Chipotle’s Online Ordering Surge Bodes Well For Restaurants’ Digital Efforts

Chipotle Mexican Grill app

For restaurants — quick-service restaurants, especially — three Ds are powering sales: delivery, digitally, dining at home.

To that end, Chipotle Mexican Grill posted digital sales that were up more than 202 percent year over year to $776.4 million.

That was nearly half of the company’s top line for the quarter at $1.6 billion.

And drilling into the most recent results, roughly half of the digital sales (i.e., about a quarter of the consolidated top line) were done through delivery, and the remainder came from order-ahead transactions.

Part of that great digital shift is tied to the fact that the company has a decidedly sticky relationship with the 17 million members enrolled in its rewards program.

“A reduction of dine-in services, more people working from home, increased advertising and digital awareness, recent partnerships with Uber Eats and Grubhub and expanded digital capabilities into Canada all have helped attract new customers into our digital ecosystem while increasing convenient access to Chipotle,” Chairman and CEO Brian Niccol said on an earnings call with analysts.

As Niccol said, in further discussion about the rewards program, “we’re seeing an increase in frequency across the board with consumers resulting in an extremely strong return on investment.” He added that the loyalty program exists as “a valuable tool to understand consumer behavior that will allow us to enhance their journeys and ultimately drive higher sales. We can also utilize these learnings to reengage members if their visits decline, which should efficiently sustain the stickiness of our digital platform.”

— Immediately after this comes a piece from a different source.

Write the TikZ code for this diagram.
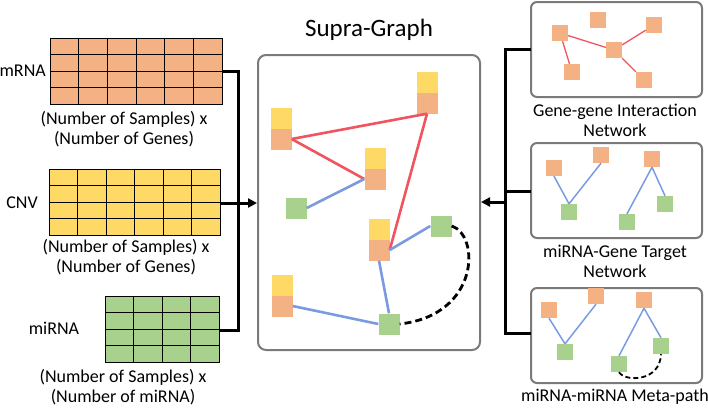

The huge uptick in the digital sales and the strong contribution to Chipotle’s top line speaks volumes about how much consumer behavior has changed in the wake of the pandemic, and how entrenched that changed behavior has become (and will stay). The delivery industry, after all, has been growing by double-digit percentages year over year.

The most recent PYMNTS study on consumer behavior, titled “The Emerging Post-COVID-19 Consumer: Mapping The Evolution Of Consumers’ Shifting Payment Preferences,” shows that, among nearly 2,000 respondents, individuals expect the pandemic’s impact to stretch as long as 374 days before subsiding.

And when it comes to ordering food, an overwhelming percentage of consumers — at more than 80 percent — state that their online ordering habits will remain online (in whole or in part) after the current health crisis subsides, compared to only 19 percent who say they will “revert” back to past behaviors, which would include dining on-premise, with orders taken at the counter.

As the report shows, COVID-19 is also underpinning a pivot toward using food aggregators to order from restaurants and QSRs. PYMNTS research shows that 45.3 percent of consumers who are using food aggregators more now than they did before the pandemic began are doing so because they fear restaurants might be crowded. As many as 22 percent of consumers noted that the aggregator services work “better” than had been seen before the coronavirus, which indicates that tech investments on the part of the companies themselves are paying off.

Interestingly, only 10 percent of those surveyed stated that “lower prices” were a reason they’d been choosing aggregators to order their meals. This shows us that for the time being, the consumer does not especially mind paying up for the digital experience, and for speed.

In fact, on the Chipotle question and answer session, with focus on delivery prices being passed on through delivery channels, both white label and marketplace, CFO Jack Hartung said that “we are treating white label and marketplace the same in terms of menu prices. So, in a given market, we do have different prices, in different markets, different delivery prices. But if we raise prices, for example, 7 percent with our white label, we’re doing the same with marketplace.” There’ s no decline in consumer demand, he said, though there may be slight shifts from delivery to order ahead and pickup, which is in fact a high margin category for the company. (As for commissions paid out to the apps, we noted in the most recent Order to Eat Tracker that there’s been a groundswell of efforts in various cities to cap those commissions.)

The Read Across For Restaurants 

Chipotle’s results bode well — and show a roadmap for — restaurants’ digital efforts. They could use tailwind digital ordering provides, to be sure. A few weeks ago, in PYMNTS’ half-year check on the state of Main Street small and medium-sized businesses (SMBs), sentiment has improved a bit. As many as 54 percent of 500 SMBs surveyed said that their finances have improved in recent months. But as is germane to the restaurant sector, 61 percent of companies in that sector are confident they will not have to close before the pandemic ends. Roughly 14 percent of them say they have enough saved in emergency funds to last three months, even as 94 percent say they’ve seen lower top line due to the virus. That may give at least some cash cushion to make the investments needed to meet consumers where they want to order — online, of course.